この過程には 数年から10年以上 かかることが多いため、ポリープの段階で発見・切除することが大腸がんの予防につながります。
大腸がん予防のカギは大腸カメラ
大腸カメラ(下部消化管内視鏡検査)は、検査中に発見したポリープをその場で切除できるため、診断と治療を同時に行える数少ない検査です。つまり、「がんを見つける検査」であると同時に、「がんを未然に防ぐ治療」でもあり、大腸がん予防の中心的役割を担っています。
当院では日帰りでのポリープ切除に対応しており、1回の検査で診断から治療まで完結できる体制を整えています。これにより、患者さまの身体的・時間的な負担を最小限にしながら、大腸がん予防に積極的に取り組んでいただけます。
当院での取り組み ― 苦痛を抑えた内視鏡と同日検査
胃カメラや大腸カメラは、一度受ければ終わりではなく、定期的に繰り返し受けることで真価を発揮する検査です。
しかし「つらい」「苦しい」というイメージから、次回の検査をためらう方も少なくありません。
当院では、そうした不安をできる限り軽減し「また受けてもいい」と思っていただけるよう、以下のような体制を整えています。
鎮静剤を使用した内視鏡
ウトウトと眠っている間に検査を受けられるため、苦痛が少なくリラックスして受けていただけます。

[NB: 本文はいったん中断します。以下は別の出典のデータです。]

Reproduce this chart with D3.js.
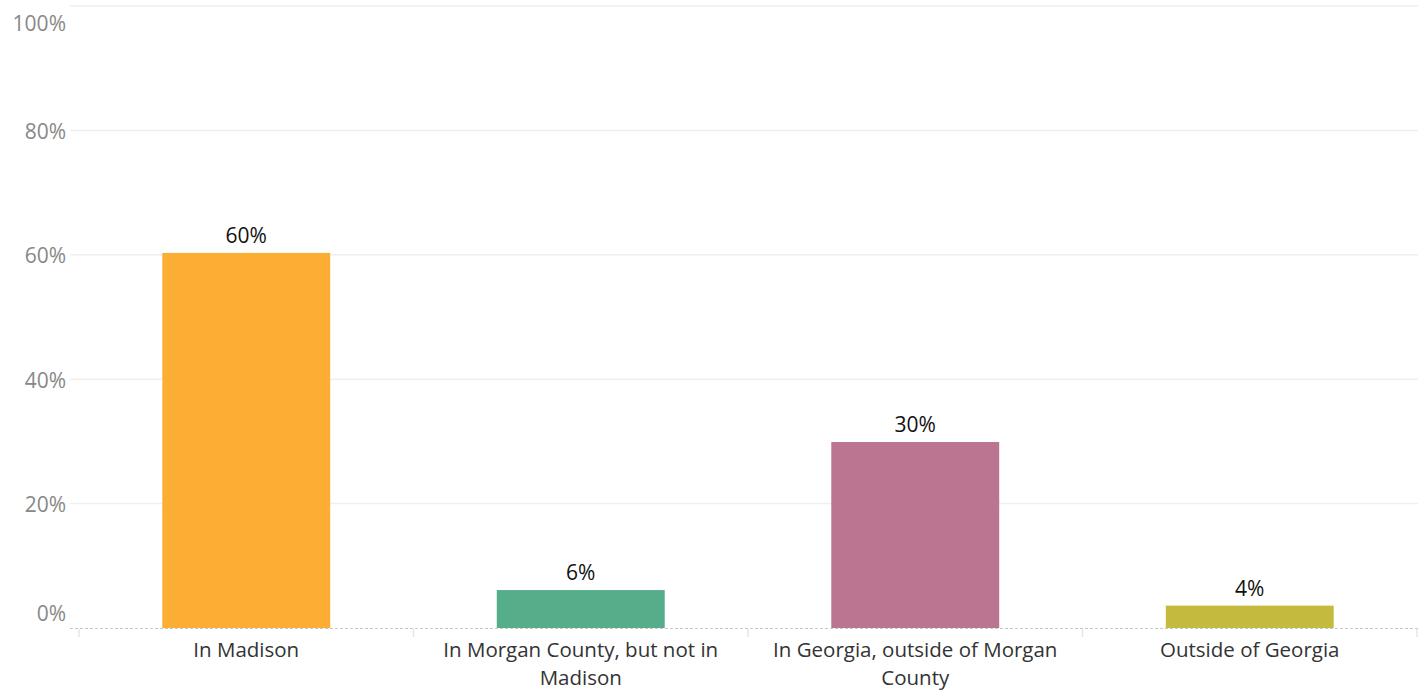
<!DOCTYPE html>
<html>
<head>
<meta charset="utf-8">
<script src="https://cdn.jsdelivr.net/npm/d3@7"></script>
<style>
  body { margin: 0; background: #fff; }
  svg { display: block; font-family: "Open Sans", "Noto Sans", sans-serif; }
</style>
</head>
<body>
<div id="chart"></div>
<script>
// data
const categories = ["In Madison", "In Morgan County, but not in Madison", "In Georgia, outside of Morgan County", "Outside of Georgia"];
const labelLines = [["In Madison"], ["In Morgan County, but not in", "Madison"], ["In Georgia, outside of Morgan", "County"], ["Outside of Georgia"]];
const values = [60.3, 6.1, 29.9, 3.6];
const yTicks = [0, 20, 40, 60, 80, 100];
const colors = ["#fcad33", "#55ad89", "#bb7591", "#c4ba3e"];

const width = 1424, height = 690;
const gridLeft = 70, gridRight = 1418;
const x0 = 79, x1 = 1417;
const yTop = 6, yBase = 628;

const svg = d3.select("#chart").append("svg")
  .attr("width", width)
  .attr("height", height);

const x = d3.scaleBand().domain(categories).range([x0, x1]).padding(0);
const y = d3.scaleLinear().domain([0, 100]).range([yBase, yTop]);

// gridlines
svg.append("g").selectAll("line")
  .data(yTicks.filter(d => d > 0))
  .join("line")
  .attr("x1", gridLeft).attr("x2", gridRight)
  .attr("y1", d => y(d)).attr("y2", d => y(d))
  .attr("stroke", "#efefef")
  .attr("stroke-width", 1.5);

// y labels (top and bottom nudged inside like the original)
svg.append("g").selectAll("text")
  .data(yTicks)
  .join("text")
  .attr("x", 66)
  .attr("y", d => y(d) + (d === 100 ? 18 : d === 0 ? -14 : 1))
  .attr("dy", "0.35em")
  .attr("text-anchor", "end")
  .attr("fill", "#888")
  .style("font-size", "21px")
  .text(d => d + "%");

// bars
const bw = x.bandwidth() * 0.502;
svg.append("g").selectAll("rect")
  .data(values)
  .join("rect")
  .attr("x", (d, i) => x(categories[i]) + (x.bandwidth() - bw) / 2)
  .attr("width", bw)
  .attr("y", d => y(d))
  .attr("height", d => y(0) - y(d))
  .attr("fill", (d, i) => colors[i]);

// value labels
svg.append("g").selectAll("text")
  .data(values)
  .join("text")
  .attr("x", (d, i) => x(categories[i]) + x.bandwidth() / 2)
  .attr("y", d => y(d) - 17)
  .attr("dy", "0.35em")
  .attr("text-anchor", "middle")
  .attr("fill", "#111")
  .style("font-size", "21px")
  .text(d => Math.round(d) + "%");

// baseline (dashed)
svg.append("line")
  .attr("x1", gridLeft).attr("x2", gridRight)
  .attr("y1", yBase + 0.5).attr("y2", yBase + 0.5)
  .attr("stroke", "#c8c8c8")
  .attr("stroke-dasharray", "3,2");

// category divider ticks
const dividers = categories.map(c => x(c)).concat([x1]);
svg.append("g").selectAll("line")
  .data(dividers)
  .join("line")
  .attr("x1", d => d).attr("x2", d => d)
  .attr("y1", yBase + 1).attr("y2", yBase + 9)
  .attr("stroke", "#e6e6e6")
  .attr("stroke-width", 1.5);

// x labels
const xl = svg.append("g").selectAll("text")
  .data(categories)
  .join("text")
  .attr("x", d => x(d) + x.bandwidth() / 2)
  .attr("y", 650)
  .attr("dy", "0.35em")
  .attr("text-anchor", "middle")
  .attr("fill", "#333")
  .style("font-size", "20.5px");

xl.each(function(d, i) {
  d3.select(this).selectAll("tspan")
    .data(labelLines[i])
    .join("tspan")
    .attr("x", x(d) + x.bandwidth() / 2)
    .attr("dy", (t, j) => j === 0 ? "0.35em" : "28px")
    .text(t => t);
});
</script>
</body>
</html>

さらに、CO₂(二酸化炭素)送気によってお腹の張りや検査後の不快感を抑え、細径スコープの使用で挿入時の違和感を軽減することで、より快適な検査を実現しています。
胃カメラと大腸カメラの同日検査
通院回数が1回で済む
食事制限や下剤の負担が1回で済む
検査当日に腹部エコーや結果説明も可能
忙しい方や、できるだけ効率よく検査を受けたい方に最適です。
快適な検査環境
大腸前処置はすべて「完全個室」
専用トイレ付きでプライバシーに配慮
Wi-Fi・動画配信サービス(NETFLIX)完備
検査後はコーヒーやお茶、おやつを用意し、リカバリーも快適
安全性への配慮
富士フイルム社製の最新AI内視鏡システムを導入し、見逃しリスクを軽減
内視鏡専門医が診察から検査・結果説明まで一貫して対応
緊急時に備えた院内体制(酸素投与・モニタリング設備)を完備
未来の健康は「予防」からはじまります
胃がん はピロリ菌除菌でリスクを下げられる
大腸がん はポリープ切除で未然に防げる
内視鏡検査は「診断」と「予防」を兼ねた方法
がんという病気は「早期発見すれば助かる」というだけでなく、そもそも発症させないように予防する ことも可能です。
胃カメラや大腸カメラは、一度受ければ終わりではなく、定期的に繰り返し受けることで予防効果を発揮する検査です。検査の間隔は一人ひとりのリスクや年齢によって異なるため、医師と相談しながら決めていくことが大切です。
当院では「つらいからもう受けたくない」とならないよう、苦痛を抑えた検査環境を整えています。安心して繰り返し検査を受けていただけることが、皆さま自身はもちろん、ご家族の健康を長く守る最大の力になると考えています。